─── MATERIAL

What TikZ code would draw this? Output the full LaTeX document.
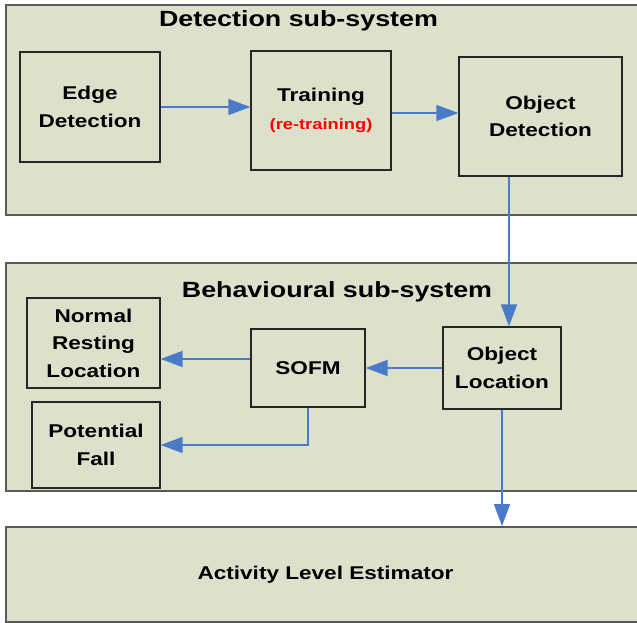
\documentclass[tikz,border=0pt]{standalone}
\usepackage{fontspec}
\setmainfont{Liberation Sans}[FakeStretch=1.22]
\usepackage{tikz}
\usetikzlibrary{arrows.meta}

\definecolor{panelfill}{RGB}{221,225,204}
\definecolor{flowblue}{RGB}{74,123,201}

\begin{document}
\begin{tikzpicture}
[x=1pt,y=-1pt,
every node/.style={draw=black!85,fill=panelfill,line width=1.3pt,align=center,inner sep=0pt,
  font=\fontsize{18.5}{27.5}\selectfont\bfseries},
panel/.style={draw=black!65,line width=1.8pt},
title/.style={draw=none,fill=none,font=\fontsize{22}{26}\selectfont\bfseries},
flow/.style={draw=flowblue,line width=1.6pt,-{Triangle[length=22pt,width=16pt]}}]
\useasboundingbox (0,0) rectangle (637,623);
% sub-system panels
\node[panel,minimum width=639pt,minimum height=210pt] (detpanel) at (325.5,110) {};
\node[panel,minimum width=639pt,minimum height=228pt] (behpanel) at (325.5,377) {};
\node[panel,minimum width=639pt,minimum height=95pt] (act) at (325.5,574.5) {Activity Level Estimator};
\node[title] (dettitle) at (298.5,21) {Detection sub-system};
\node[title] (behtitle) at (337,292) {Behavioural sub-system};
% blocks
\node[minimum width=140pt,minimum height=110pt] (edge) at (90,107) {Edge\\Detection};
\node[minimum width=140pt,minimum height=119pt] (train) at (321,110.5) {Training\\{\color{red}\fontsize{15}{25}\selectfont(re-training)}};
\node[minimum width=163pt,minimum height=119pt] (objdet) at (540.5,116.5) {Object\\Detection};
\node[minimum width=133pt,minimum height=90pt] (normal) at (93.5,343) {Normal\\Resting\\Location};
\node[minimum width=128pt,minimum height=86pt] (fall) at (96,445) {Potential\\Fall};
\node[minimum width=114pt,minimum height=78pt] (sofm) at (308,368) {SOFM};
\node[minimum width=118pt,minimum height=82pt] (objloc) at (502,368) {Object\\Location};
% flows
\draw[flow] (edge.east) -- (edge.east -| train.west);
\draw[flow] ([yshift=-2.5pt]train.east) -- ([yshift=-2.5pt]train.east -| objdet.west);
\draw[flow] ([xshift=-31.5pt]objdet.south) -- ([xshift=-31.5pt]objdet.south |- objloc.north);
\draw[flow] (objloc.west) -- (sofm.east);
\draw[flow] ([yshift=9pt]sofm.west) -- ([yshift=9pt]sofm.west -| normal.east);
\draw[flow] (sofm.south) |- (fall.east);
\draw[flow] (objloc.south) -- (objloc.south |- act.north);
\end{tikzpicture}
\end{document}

──────

▸ WHAT THE EXERCISE ASKS
Go through the listing above and quote it exactly, apart from its images.

▸ REPLY TO THE TASK
What TikZ code would draw this? Output the full LaTeX document.
\documentclass[tikz,border=0pt]{standalone}
\usepackage{fontspec}
\setmainfont{Liberation Sans}[FakeStretch=1.22]
\usepackage{tikz}
\usetikzlibrary{arrows.meta}

\definecolor{panelfill}{RGB}{221,225,204}
\definecolor{flowblue}{RGB}{74,123,201}

\begin{document}
\begin{tikzpicture}
[x=1pt,y=-1pt,
every node/.style={draw=black!85,fill=panelfill,line width=1.3pt,align=center,inner sep=0pt,
  font=\fontsize{18.5}{27.5}\selectfont\bfseries},
panel/.style={draw=black!65,line width=1.8pt},
title/.style={draw=none,fill=none,font=\fontsize{22}{26}\selectfont\bfseries},
flow/.style={draw=flowblue,line width=1.6pt,-{Triangle[length=22pt,width=16pt]}}]
\useasboundingbox (0,0) rectangle (637,623);
% sub-system panels
\node[panel,minimum width=639pt,minimum height=210pt] (detpanel) at (325.5,110) {};
\node[panel,minimum width=639pt,minimum height=228pt] (behpanel) at (325.5,377) {};
\node[panel,minimum width=639pt,minimum height=95pt] (act) at (325.5,574.5) {Activity Level Estimator};
\node[title] (dettitle) at (298.5,21) {Detection sub-system};
\node[title] (behtitle) at (337,292) {Behavioural sub-system};
% blocks
\node[minimum width=140pt,minimum height=110pt] (edge) at (90,107) {Edge\\Detection};
\node[minimum width=140pt,minimum height=119pt] (train) at (321,110.5) {Training\\{\color{red}\fontsize{15}{25}\selectfont(re-training)}};
\node[minimum width=163pt,minimum height=119pt] (objdet) at (540.5,116.5) {Object\\Detection};
\node[minimum width=133pt,minimum height=90pt] (normal) at (93.5,343) {Normal\\Resting\\Location};
\node[minimum width=128pt,minimum height=86pt] (fall) at (96,445) {Potential\\Fall};
\node[minimum width=114pt,minimum height=78pt] (sofm) at (308,368) {SOFM};
\node[minimum width=118pt,minimum height=82pt] (objloc) at (502,368) {Object\\Location};
% flows
\draw[flow] (edge.east) -- (edge.east -| train.west);
\draw[flow] ([yshift=-2.5pt]train.east) -- ([yshift=-2.5pt]train.east -| objdet.west);
\draw[flow] ([xshift=-31.5pt]objdet.south) -- ([xshift=-31.5pt]objdet.south |- objloc.north);
\draw[flow] (objloc.west) -- (sofm.east);
\draw[flow] ([yshift=9pt]sofm.west) -- ([yshift=9pt]sofm.west -| normal.east);
\draw[flow] (sofm.south) |- (fall.east);
\draw[flow] (objloc.south) -- (objloc.south |- act.north);
\end{tikzpicture}
\end{document}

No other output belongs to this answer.